The Lady of the house hears the triplicate scream, decides that the unthinkable has happened, dials 911 and screams, “That Deputy is getting killed!”

*sigh*

Meanwhile, I’m half bent over the thornbush, trying to hold on to a panicked critter with my right hand, and a walkie-talkie with my left hand. We struggle, and I end up halfway over the hedge, upside down, and I look down the road and all I see are lights. Red lights, blue lights, yellow lights, white lights, flashing lights, strobe lights, wig-wags–you name it. All coming up this road.

About that time, the critter twists loose and hot-foots it down the road leaving me with a shirt.

I get on the walkie-talkie, wait for a pause in the traffic from the SO, DPS, EMS, and game warden all demanding to know what has happened to me, and say, “I’m all right. Subject is a white male, no shirt, Northbound on foot.”

I suppose, in retrospect, I may have sounded a little … emotional … on the radio.
Apparently the Deputies, firemen, EMT’s, park rangers, security guards, DPS troopers and LEO’s from all eight surrounding counties and towns heard my voice and thought: the ‘Dog sounds panicked. The ‘Dog don’t ever panic. Therfore the ‘Dog has obviously been shot/stabbed/gutted/burned/run over/abused/whathaveyou and is, no doubt, in immediate danger of expiring.

*sigh*

Anyone who wasn’t coming before, is now. The critter is spotted halfway down the road and becomes the subject of a multi-jurisdictional pigpile.

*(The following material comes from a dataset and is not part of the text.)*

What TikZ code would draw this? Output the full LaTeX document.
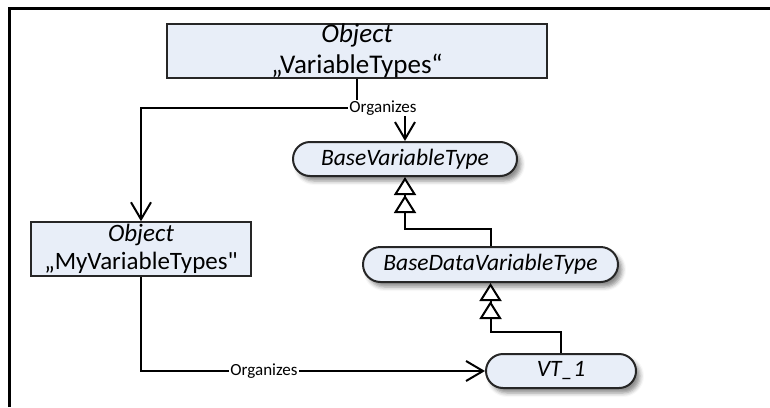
\documentclass[tikz,border=0pt]{standalone}
\usepackage{fontspec}
\setmainfont{Carlito}[Ligatures=TeXOff]
\usetikzlibrary{arrows.meta,shapes.misc,shadows.blur}
\definecolor{nodefill}{HTML}{E8EEF8}
\definecolor{nodeline}{HTML}{262626}
\begin{document}
\begin{tikzpicture}[x=1pt,y=-1pt,
  objbox/.style={draw=nodeline, line width=1.5pt, fill=nodefill, align=center, inner sep=0pt},
  typepill/.style={rounded rectangle, draw=nodeline, line width=2pt, fill=nodefill, inner sep=0pt,
    font=\fontsize{23.5}{27}\selectfont\itshape,
    blur shadow={shadow xshift=4pt, shadow yshift=-5pt, shadow blur radius=4pt, shadow opacity=45}},
  org/.style={line width=2pt, -{Straight Barb[length=17pt,width=20pt]}},
  sub/.style={line width=2pt, -{Triangle[length=18pt,width=22pt,fill=white]Triangle[length=18pt,width=22pt,fill=white]}},
  lbl/.style={fill=white, inner sep=1pt, font=\fontsize{17}{19}\selectfont},
  frame/.style={line width=3pt}]
\useasboundingbox (0,0) rectangle (770,407);
\draw[frame] (9.5,407) -- (9.5,8) -- (770,8);

\node[objbox, minimum width=380pt, minimum height=54pt, font=\fontsize{27}{31}\selectfont] (top) at (357,51) {\textit{Object}\\„VariableTypes“};
\node[objbox, minimum width=220pt, minimum height=54pt, font=\fontsize{25}{28}\selectfont] (mvt) at (141,249) {\textit{Object}\\„MyVariableTypes"};

\node[typepill, minimum width=224pt, minimum height=34pt] (bvt) at (405,159) {BaseVariableType};
\node[typepill, minimum width=255pt, minimum height=35pt] (bdvt) at (490.5,264.5) {BaseDataVariableType};
\node[typepill, minimum width=150pt, minimum height=34pt] (vt) at (561,371) {VT\_1};

\coordinate (j) at (357,108);
\draw[org] (top.south) -- (j) -| (mvt.north);
\draw[org] (top.south) -- (j) -| (bvt.north);
\node[lbl] (l1) at (383,108) {Organizes};

\draw[org] (mvt.south) |- (vt.west);
\node[lbl] (l2) at (264,371) {Organizes};

\draw[sub] (bdvt.north) -- ++(0,-17) -| (bvt.south);
\draw[sub] (vt.north) -- ++(0,-21) -| (bdvt.south);
\end{tikzpicture}
\end{document}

There I am, upside down and helpless in the grip of this fiendish hedge. And what do my friends, my brothers, my comrades-in-arms do, my drinking buddies do to help me in my time of need?”Hey! Who’s got a video camera?! We have GOT to get video of this!”Took them thirty minutes to get me loose from that plant. I never did see that armadillo again. Good thing, too.